Why are you doing this?

What do you expect from yourself?

What are you trying to prove?

1:36:00 PM  
Blogger Vince Hemingson said...

Let's start from the bottom and work our way backwards.

I don't think I'm trying to prove anything.

I am long since past that point.

I am too old and too slow.

According to a good friend, I really have no choice in my "No Surrender, No Retreat" approach to life.

I am just hard-wired that way.

It is who I am.

It causes me no small amount of grief, I assure you. It makes me Hell to live with. It drives my friends crazy. Let alone women. It is why I am alone.

Listen, I'm so full of shit in most instances, that it terrifies me.

I make my way through life with charm and bullshit, smoke and mirrors, sleight of hand and black magic.

My Boston or Bust Blog and my running may be the one place where I am as honest as I am ever going to be.

And it's not like I do it for the fucking readers.

Please...

I think I owe it to myself as a writer.

Or at least what's left of one.

And I need to be the same way in my running.
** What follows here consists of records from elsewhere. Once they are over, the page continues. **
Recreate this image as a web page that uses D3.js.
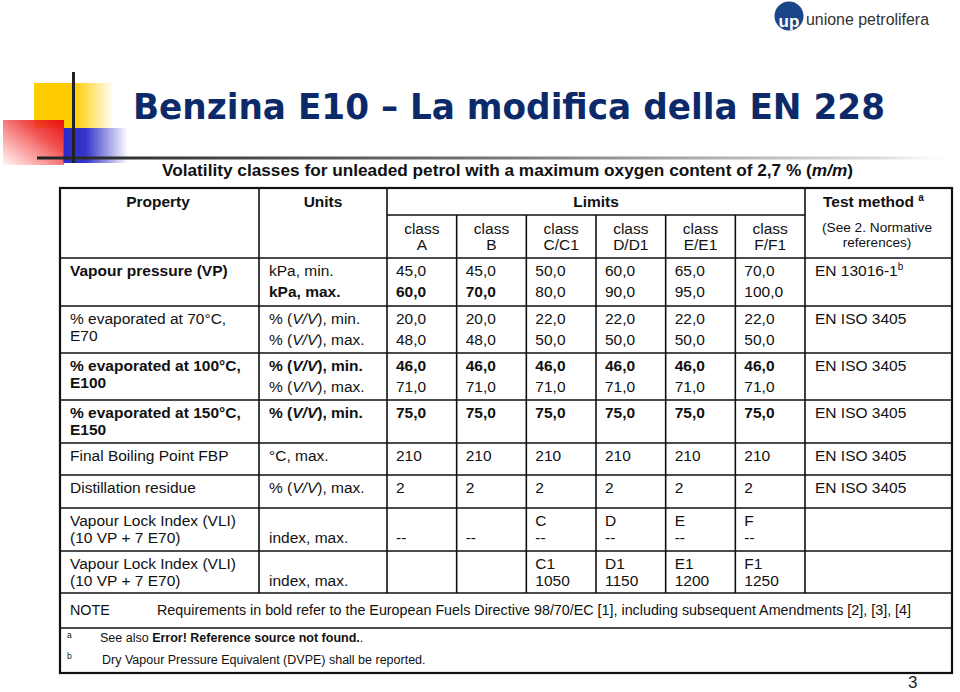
<!DOCTYPE html>
<html lang="en">
<head>
  <meta charset="UTF-8" />
  <title>Benzina E10 - EN 228</title>
  <style>
    body { margin: 0; background: #fff; }
    svg { display: block; font-family: "Liberation Sans", Arial, sans-serif; }
    .grid { stroke: #111; stroke-width: 1.6; fill: none; }
    .cell { fill: #111; font-size: 15.5px; }
    .bold { font-weight: bold; }
  </style>
</head>
<body>
  <svg width="960" height="692"></svg>

  <script src="https://d3js.org/d3.v7.min.js"></script>
  <script>
    // ---- data ----
    const classes = ["A", "B", "C/C1", "D/D1", "E/E1", "F/F1"];
    const vpMin = [45, 45, 50, 60, 65, 70];
    const vpMax = [60, 70, 80, 90, 95, 100];
    const e70Min = [20, 20, 22, 22, 22, 22];
    const e70Max = [48, 48, 50, 50, 50, 50];
    const e100Min = [46, 46, 46, 46, 46, 46];
    const e100Max = [71, 71, 71, 71, 71, 71];
    const e150Min = [75, 75, 75, 75, 75, 75];
    const fbpMax = [210, 210, 210, 210, 210, 210];
    const residueMax = [2, 2, 2, 2, 2, 2];
    const vliClass = ["", "", "C", "D", "E", "F"];
    const vliClass1 = ["", "", "C1", "D1", "E1", "F1"];
    const vli1Max = [null, null, 1050, 1150, 1200, 1250];

    const dec = v => d3.format(".1f")(v).replace(".", ",");

    const svg = d3.select("svg");
    const defs = svg.append("defs");

    // ---- slide decoration ----
    function grad(id, x1, y1, x2, y2, stops) {
      const gr = defs.append("linearGradient").attr("id", id)
        .attr("x1", x1).attr("y1", y1).attr("x2", x2).attr("y2", y2);
      stops.forEach(s => gr.append("stop").attr("offset", s[0]).attr("stop-color", s[1]).attr("stop-opacity", s[2]));
    }
    grad("gYellow", 0, 0, 1, 0, [[0, "#ffcc00", 1], [0.5, "#ffcc00", 1], [1, "#ffcc00", 0]]);
    grad("gBlue", 0, 0, 1, 0, [[0, "#2b2bc8", 1], [0.35, "#3535cc", 1], [1, "#3535cc", 0]]);
    grad("gRed", 1, 0, 0, 1, [[0, "#e81010", 1], [0.35, "#ee3030", 0.85], [1, "#ff4040", 0.05]]);
    grad("gLine", 0, 0, 1, 0, [[0, "#222", 1], [0.5, "#777", 1], [0.92, "#ddd", 1], [1, "#fff", 0]]);

    svg.append("rect").attr("x", 34).attr("y", 83).attr("width", 80).attr("height", 45).attr("fill", "url(#gYellow)");
    svg.append("rect").attr("x", 63).attr("y", 128).attr("width", 65).attr("height", 35).attr("fill", "url(#gBlue)");
    svg.append("rect").attr("x", 3).attr("y", 120).attr("width", 61).attr("height", 45).attr("fill", "url(#gRed)");
    svg.append("rect").attr("x", 37).attr("y", 156.5).attr("width", 923).attr("height", 3).attr("fill", "url(#gLine)");
    svg.append("rect").attr("x", 72).attr("y", 72).attr("width", 3).attr("height", 91).attr("fill", "#222");

    svg.append("text")
      .attr("x", 133).attr("y", 119)
      .attr("textLength", 752).attr("lengthAdjust", "spacingAndGlyphs")
      .style("font-family", "'DejaVu Sans', sans-serif")
      .style("font-weight", "bold").style("font-size", "36px")
      .attr("fill", "#0c2a6a")
      .text("Benzina E10 \u2013 La modifica della EN 228");

    // logo
    svg.append("circle").attr("cx", 789).attr("cy", 16).attr("r", 14.5).attr("fill", "#1a4688");
    svg.append("text").attr("x", 789).attr("y", 27).attr("text-anchor", "middle")
      .style("font-size", "17px").style("font-weight", "bold").attr("fill", "#fff").text("up");
    svg.append("text").attr("x", 806).attr("y", 25)
      .attr("textLength", 123).attr("lengthAdjust", "spacingAndGlyphs")
      .style("font-size", "16px").attr("fill", "#333").text("unione petrolifera");

    svg.append("text").attr("x", 908).attr("y", 688)
      .style("font-size", "17px").attr("fill", "#222").text("3");

    // subtitle
    const sub = svg.append("text").attr("x", 162).attr("y", 176)
      .attr("textLength", 691).attr("lengthAdjust", "spacingAndGlyphs")
      .attr("class", "cell bold").style("font-size", "16.5px");
    sub.append("tspan").text("Volatility classes for unleaded petrol with a maximum oxygen content of 2,7 % (");
    sub.append("tspan").style("font-style", "italic").text("m/m");
    sub.append("tspan").text(")");

    // ---- table layout ----
    const tLeft = 60, tRight = 952, tTop = 188;
    const colProp = 259, colUnits = 387, colTest = 805;
    const x = d3.scaleBand().domain(classes).range([colUnits, colTest]);
    const rowEdges = [258, 306, 353, 400, 443, 475, 508, 551, 593];
    const noteBottom = 628, tBottom = 673;

    const g = svg.append("g");

    // text helper: pieces -> tspans, [text, style]
    function put(xp, yp, pieces, bold, size) {
      const t = g.append("text").attr("class", "cell" + (bold ? " bold" : ""))
        .attr("x", xp).attr("y", yp);
      if (size) t.style("font-size", size + "px");
      (typeof pieces === "string" ? [[pieces]] : pieces).forEach(p => {
        const s = t.append("tspan").text(p[0]);
        if (p[1] === "i") s.style("font-style", "italic");
        if (p[1] === "b") s.style("font-weight", "bold");
        if (p[1] === "sup") s.style("font-size", "10px").attr("dy", -6);
      });
      return t;
    }

    const vv = (tail) => [["% ("], ["V/V", "i"], ["), " + tail]];

    const rows = [
      { prop: ["Vapour pressure (VP)"], propBold: true,
        units: [[["kPa, min."]], [["kPa, max."]]], unitsBold: [false, true],
        vals: [vpMin.map(dec), vpMax.map(dec)], valBold: [() => false, i => i < 2],
        method: [["EN 13016-1"], ["b", "sup"]] },
      { prop: ["% evaporated at 70\u00b0C,", "E70"], propBold: false,
        units: [vv("min."), vv("max.")], unitsBold: [false, false],
        vals: [e70Min.map(dec), e70Max.map(dec)], valBold: [() => false, () => false],
        method: "EN ISO 3405" },
      { prop: ["% evaporated at 100\u00b0C,", "E100"], propBold: true,
        units: [vv("min."), vv("max.")], unitsBold: [true, false],
        vals: [e100Min.map(dec), e100Max.map(dec)], valBold: [() => true, () => false],
        method: "EN ISO 3405" },
      { prop: ["% evaporated at 150\u00b0C,", "E150"], propBold: true,
        units: [vv("min.")], unitsBold: [true],
        vals: [e150Min.map(dec)], valBold: [() => true],
        method: "EN ISO 3405" },
      { prop: ["Final Boiling Point FBP"], propBold: false,
        units: [[["\u00b0C, max."]]], unitsBold: [false],
        vals: [fbpMax.map(String)], valBold: [() => false],
        method: "EN ISO 3405" },
      { prop: ["Distillation residue"], propBold: false,
        units: [vv("max.")], unitsBold: [false],
        vals: [residueMax.map(String)], valBold: [() => false],
        method: "EN ISO 3405" },
      { prop: ["Vapour Lock Index (VLI)", "(10 VP + 7 E70)"], propBold: false,
        units: [null, [["index, max."]]], unitsBold: [false, false], vli: true,
        vals: [vliClass, vliClass.map(() => "--")], valBold: [() => false, () => false],
        method: "" },
      { prop: ["Vapour Lock Index (VLI)", "(10 VP + 7 E70)"], propBold: false,
        units: [null, [["index, max."]]], unitsBold: [false, false], vli: true,
        vals: [vliClass1, vli1Max.map(v => v == null ? "" : String(v))], valBold: [() => false, () => false],
        method: "" }
    ];

    rows.forEach((r, ri) => {
      const y0 = rowEdges[ri];
      const base = y0 + 18;
      const propGap = 17;
      const valGap = r.vli ? 16.5 : 21;
      r.prop.forEach((line, li) => put(70, base + li * propGap, line, r.propBold));
      r.units.forEach((u, li) => {
        if (!u) return;
        put(269, base + li * valGap, u, r.unitsBold[li]);
      });
      r.vals.forEach((vals, li) => {
        vals.forEach((v, ci) => {
          if (!v) return;
          put(x(classes[ci]) + 9, base + li * valGap, v, r.valBold[li](ci));
        });
      });
      if (r.method) put(815, base, r.method, false);
    });

    // ---- header ----
    put(158, 207, "Property", true).attr("text-anchor", "middle");
    put(323, 207, "Units", true).attr("text-anchor", "middle");
    put((colUnits + colTest) / 2, 207, "Limits", true).attr("text-anchor", "middle");
    put(823, 207, [["Test method "], ["a", "sup"]], true);
    put(877, 232, "(See 2. Normative", false, 13.5)
      .attr("textLength", 110).attr("lengthAdjust", "spacingAndGlyphs").attr("text-anchor", "middle");
    put(877, 247, "references)", false, 13.5).attr("text-anchor", "middle");
    classes.forEach(c => {
      const cx = x(c) + x.bandwidth() / 2;
      put(cx, 234, "class").attr("text-anchor", "middle");
      put(cx, 250, c).attr("text-anchor", "middle");
    });

    // note + footnotes
    put(70, 615, "NOTE", false, 14.3);
    put(157, 615, "Requirements in bold refer to the European Fuels Directive 98/70/EC [1], including subsequent Amendments [2], [3], [4]", false, 14.3)
      .attr("textLength", 754).attr("lengthAdjust", "spacingAndGlyphs");
    put(67, 638, "a", false, 8.5);
    put(100, 642, [["See also "], ["Error! Reference source not found.", "b"], ["."]], false, 12.5);
    put(67, 659, "b", false, 8.5);
    put(102, 664, "Dry Vapour Pressure Equivalent (DVPE) shall be reported.", false, 12.5);

    // ---- grid lines ----
    const lines = [];
    lines.push([colUnits, 215, colTest, 215]);
    rowEdges.forEach(yv => lines.push([tLeft, yv, tRight, yv]));
    lines.push([tLeft, noteBottom, tRight, noteBottom]);
    [colProp, colUnits, colTest].forEach(xv => lines.push([xv, tTop, xv, rowEdges[rowEdges.length - 1]]));
    classes.slice(1).forEach(c => lines.push([x(c), 215, x(c), rowEdges[rowEdges.length - 1]]));

    g.selectAll("line.grid").data(lines).enter().append("line")
      .attr("class", "grid")
      .attr("x1", d => d[0]).attr("y1", d => d[1])
      .attr("x2", d => d[2]).attr("y2", d => d[3]);

    g.append("rect").attr("class", "grid")
      .attr("x", tLeft).attr("y", tTop)
      .attr("width", tRight - tLeft).attr("height", tBottom - tTop)
      .style("stroke-width", 2.2);
  </script>
</body>
</html>
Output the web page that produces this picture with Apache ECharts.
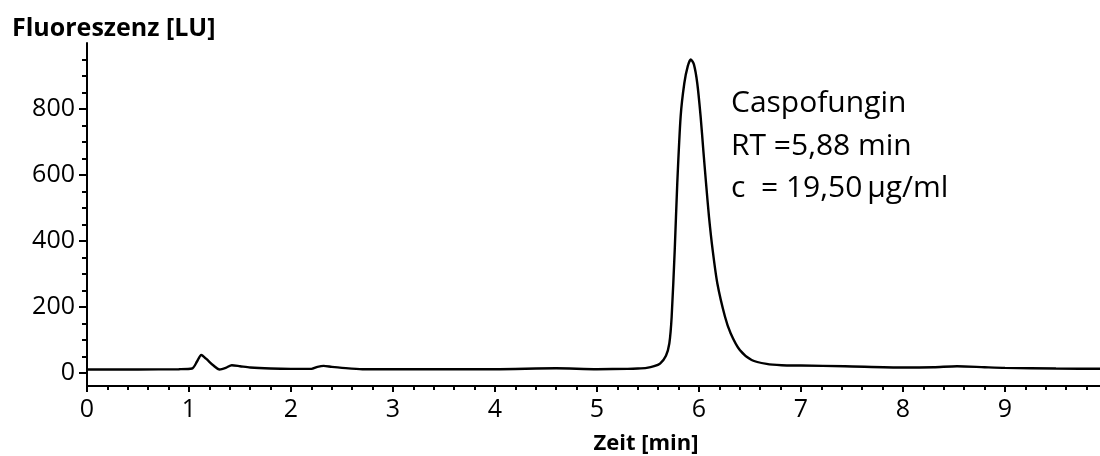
<!DOCTYPE html>
<html>
<head>
<meta charset="utf-8">
<script src="https://cdn.jsdelivr.net/npm/echarts@6/dist/echarts.min.js"></script>
<style>
html,body{margin:0;padding:0;background:#fff;}
#chart{width:1100px;height:456px;}
</style>
</head>
<body>
<div id="chart"></div>
<script>
// Chromatogram data (time in min, fluorescence in LU)
var timeMin = [0, 0.5, 0.9, 1.03, 1.08, 1.12, 1.17, 1.24, 1.3, 1.36, 1.42, 1.5, 1.6, 1.8, 2.0, 2.2, 2.26, 2.32, 2.4, 2.5, 2.7, 3.0, 3.5, 4.0, 4.6, 5.0, 5.3, 5.4, 5.487, 5.56, 5.618, 5.676, 5.709, 5.732, 5.762, 5.787, 5.82, 5.856, 5.89, 5.92, 5.95, 5.983, 6.016, 6.042, 6.069, 6.098, 6.134, 6.18, 6.255, 6.31, 6.4, 6.516, 6.663, 6.81, 7.0, 7.43, 8.0, 8.3, 8.53, 8.8, 9.0, 9.5, 10.0];
var signalLU = [10, 10, 11, 13, 35, 54, 42, 22, 10, 15, 23, 20, 16, 13, 12, 12, 18, 21, 18, 15, 11, 11, 11, 11, 14, 11, 12, 13, 15, 20, 28, 52, 89, 170, 372, 575, 777, 878, 930, 950, 935, 878, 777, 676, 575, 473, 372, 271, 170, 120, 69, 39, 27, 23, 22, 20, 16, 17, 20, 17, 15, 13, 12];

var xMajorTicks = [0, 1, 2, 3, 4, 5, 6, 7, 8, 9];
var xMinorTicks = [0.2,0.4,0.6,0.8,1.2,1.4,1.6,1.8,2.2,2.4,2.6,2.8,3.2,3.4,3.6,3.8,4.2,4.4,4.6,4.8,5.2,5.4,5.6,5.8,6.2,6.4,6.6,6.8,7.2,7.4,7.6,7.8,8.2,8.4,8.6,8.8,9.2,9.4,9.6,9.8];
var yMajorTicks = [0, 200, 400, 600, 800];
var yMinorTicks = [50,100,150,250,300,350,450,500,550,650,700,750,850,900,950];

var yTitle = 'Fluoreszenz [LU]';
var xTitle = 'Zeit [min]';
var annotationLines = ['Caspofungin', 'RT =5,88 min', 'c  = 19,50\u2009µg/ml'];

var points = timeMin.map(function (t, i) { return [t, signalLU[i]]; });

var FONT = '"Open Sans", "Liberation Sans", sans-serif';
var axisLineStyle = { color: '#000', width: 2 };

var chart = echarts.init(document.getElementById('chart'), null, { renderer: 'canvas' });
chart.setOption({
  animation: false,
  backgroundColor: '#fff',
  grid: { left: 87, right: -7, top: 43, bottom: 70, containLabel: false, outerBoundsMode: 'none' },
  xAxis: [
    {
      type: 'value', min: 0, max: 10, position: 'bottom',
      axisLine: { show: true, onZero: false, lineStyle: axisLineStyle },
      axisTick: { show: true, inside: false, length: 6, lineStyle: { color: '#000', width: 2 }, customValues: xMajorTicks },
      axisLabel: { show: true, margin: 11, color: '#000', fontSize: 25, fontFamily: FONT, customValues: xMajorTicks },
      splitLine: { show: false }
    },
    {
      type: 'value', min: 0, max: 10, position: 'bottom',
      axisLine: { show: false, onZero: false },
      axisTick: { show: true, inside: false, length: 4, lineStyle: { color: '#000', width: 2 }, customValues: xMinorTicks },
      axisLabel: { show: false },
      splitLine: { show: false }
    }
  ],
  yAxis: [
    {
      type: 'value', min: -40, max: 1000, position: 'left',
      axisLine: { show: true, onZero: false, lineStyle: axisLineStyle },
      axisTick: { show: true, inside: false, length: 8, lineStyle: { color: '#000', width: 2 }, customValues: yMajorTicks },
      axisLabel: { show: true, margin: 12, color: '#000', fontSize: 25, fontFamily: FONT, customValues: yMajorTicks },
      splitLine: { show: false }
    },
    {
      type: 'value', min: -40, max: 1000, position: 'left',
      axisLine: { show: false, onZero: false },
      axisTick: { show: true, inside: false, length: 5, lineStyle: { color: '#000', width: 2 }, customValues: yMinorTicks },
      axisLabel: { show: false },
      splitLine: { show: false }
    }
  ],
  series: [{
    type: 'line',
    xAxisIndex: 0, yAxisIndex: 0,
    data: points,
    showSymbol: false,
    smooth: 0.25,
    lineStyle: { color: '#000', width: 2.4 },
    z: 3
  }],
  graphic: [
    { type: 'text', x: 12, y: 29, style: { text: yTitle, font: 'bold 25px ' + FONT, fill: '#000', align: 'left', verticalAlign: 'middle', textAlign: 'left', textVerticalAlign: 'middle' } },
    { type: 'text', x: 646, y: 444, style: { text: xTitle, font: 'bold 22px ' + FONT, fill: '#000', align: 'center', verticalAlign: 'middle', textAlign: 'center', textVerticalAlign: 'middle' } },
    { type: 'text', x: 731, y: 103, style: { text: annotationLines[0], font: '30px ' + FONT, fill: '#000', align: 'left', verticalAlign: 'middle', textAlign: 'left', textVerticalAlign: 'middle' } },
    { type: 'text', x: 731, y: 146, style: { text: annotationLines[1], font: '30px ' + FONT, fill: '#000', align: 'left', verticalAlign: 'middle', textAlign: 'left', textVerticalAlign: 'middle' } },
    { type: 'text', x: 731, y: 188, style: { text: annotationLines[2], font: '30px ' + FONT, fill: '#000', align: 'left', verticalAlign: 'middle', textAlign: 'left', textVerticalAlign: 'middle' } }
  ]
});
</script>
</body>
</html>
I have no real talent or gifts as an endurance athlete. None.

The only thing I bring to the table are a minimal modicum of smarts, a little animal cunning and a rather absurd capacity to withstand and absorb an amazing amount of punishment.

And heart.

And commitment.

It's all about commitment, Baby.

Pain is my friend.

I do this because I love it.

Because it helps me keep my sanity.

And if my body is a temple - albeit an incredibly neglected and abused one - this is as close as I can come to being spiritual. And let me tell you, I have been on some interesting spiritual journies.

And my expectations of myself are that I would give nothing less than everything I have.

Less than that is not acceptable.

Intellectually or physically.

Otherwise, what is the point?

And why am I doing this?

I'm not sure I know.

I really don't.

But I do know that there are few other things - if anything - that make me feel so alive, and connected to the world, and aware of my smallness and utter insignificance, and aware of the limits of my body, and give me a lens through which to truly appreciate the splendour and grandeur of the Universe. It humbles me and keeps my ego in check. It simplifies my life. It is one of the few things I do that have a sense of purpose.

And if you are not grabbing on to life with both hands and squeezing all the juice and marrow out of it that you, why are you bothering to draw a breath?